Lucile Lu, Robert Chang and Dmitriy Ryaboy of Twitter have a practical guide to risky testing at scale: Power, minimal detectable effect, and bucket size estimation in A/B tests
(side note: the proportional odds model generalises K-W/WMW. Huh.)
- Multiplicitous – Put A Number On It!
- Experiment power calculator tells you how many data points you need to have and thus whether it is likely you can (dis)prove the thing with the budget you have.
Everything so far has been in a frequentist framing. The entire question of what hypothesist testing is much more likely to be be vacuous in Bayesian settings (although Bayes model selection is a thing). See also Thomas Lumley on a Bayesian t-test which ends up being a kind of bootstrap in an elegant way.
I cannot decide if tea-lang is a passive-aggressive joke or not. It is a compiler for statistical tests.

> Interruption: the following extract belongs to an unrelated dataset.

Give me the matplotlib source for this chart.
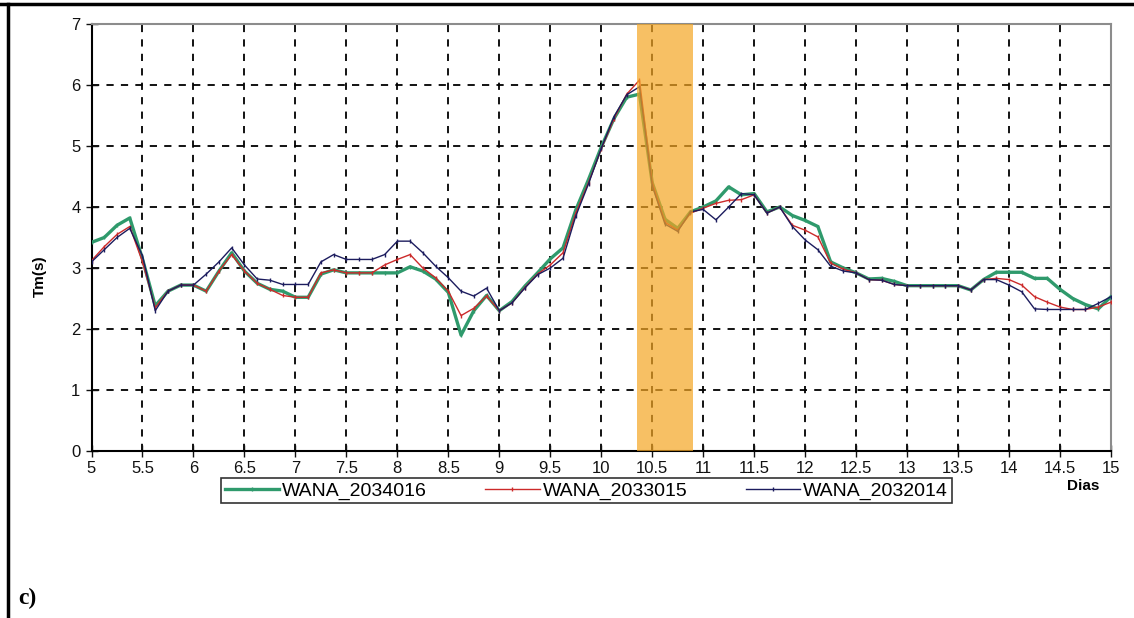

Tea is a domain specific programming language that automates statistical test selection and execution… Users provide 5 pieces of information:
- the dataset of interest,
- the variables in the dataset they want to analyze,
- the study design (e.g., independent, dependent variables),
- the assumptions they make about the data based on domain knowledge(e.g., a variable is normally distributed), and
- a hypothesis.
Tea then “compiles” these into logical constraints to select valid statistical tests. Tests are considered valid if and only if all the assumptions they make about the data (e.g., normal distribution, equal variance between groups, etc.) hold. Tea then finally executes the valid tests.